1. That they have a right to their beliefs when they do not conflict with the law of the land, and when they do, the right to profess them while submitting to the process and penalties of law.

2. That they have the right to communicate to their adherents what these core tenets of belief are, and to require them to observe them as a condition of membership of their church.

3. That they have the right to be active in politics, and to vote for candidates for political office who most closely reflect their core values.

But what they do not have a right to do – in my view – is demand that a government with a secure and decisive democratic mandate from the people maintains a law that discriminates against the rights of a significant proportion of the electorate, who wish to have that law amended to permit them to enter into a civil partnership in a legal civil ceremony called marriage, and where they so wish, to have that civil marriage solemnised voluntarily by a church and a minister of religion that are willing to do so.

A religious group or church through their spokespersons, that demands that such a discriminatory law is maintained is seeking to impose the beliefs of their particular sect on others citizens of a democracy that do not share those beliefs.

When such a demand is accompanied by a thinly veiled threat to use the unelected power of that group or church to influence the voting patterns of their adherents, it is a blatant attempt to influence the process of democracy.

I do not believe that such attempts should be banned, nor indeed that they could be banned – I believe they should be ignored by the elected government.

And I believe that the government I elected will do just that.

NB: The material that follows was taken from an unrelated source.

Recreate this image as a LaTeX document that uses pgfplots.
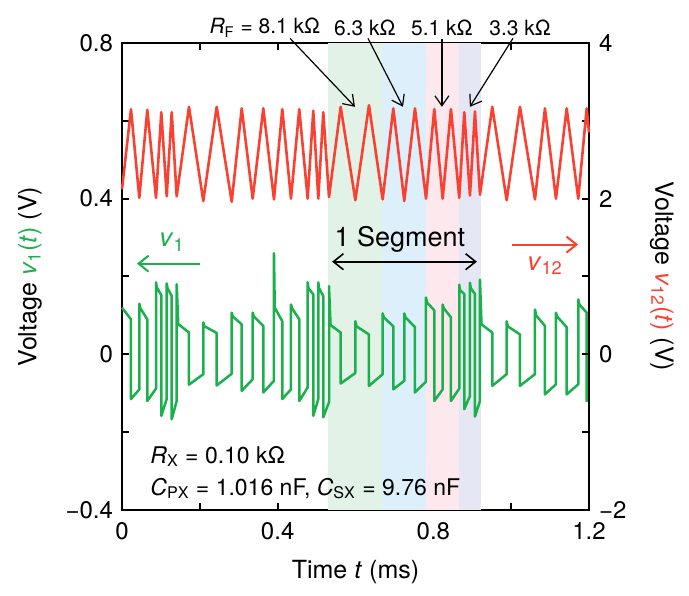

If they don’t, we are heading insidiously for a theocracy and a religious state. We don’t have to look farther than across the Irish Sea to appreciate the perversions of democracy, justice and human values that produced for generations, and its attendant violence and civil disruption. The Republic of Ireland and the Province of Northern Ireland are emerging from that long, dark night. Let’s make sure Scotland does not take the first fatal step to entering it.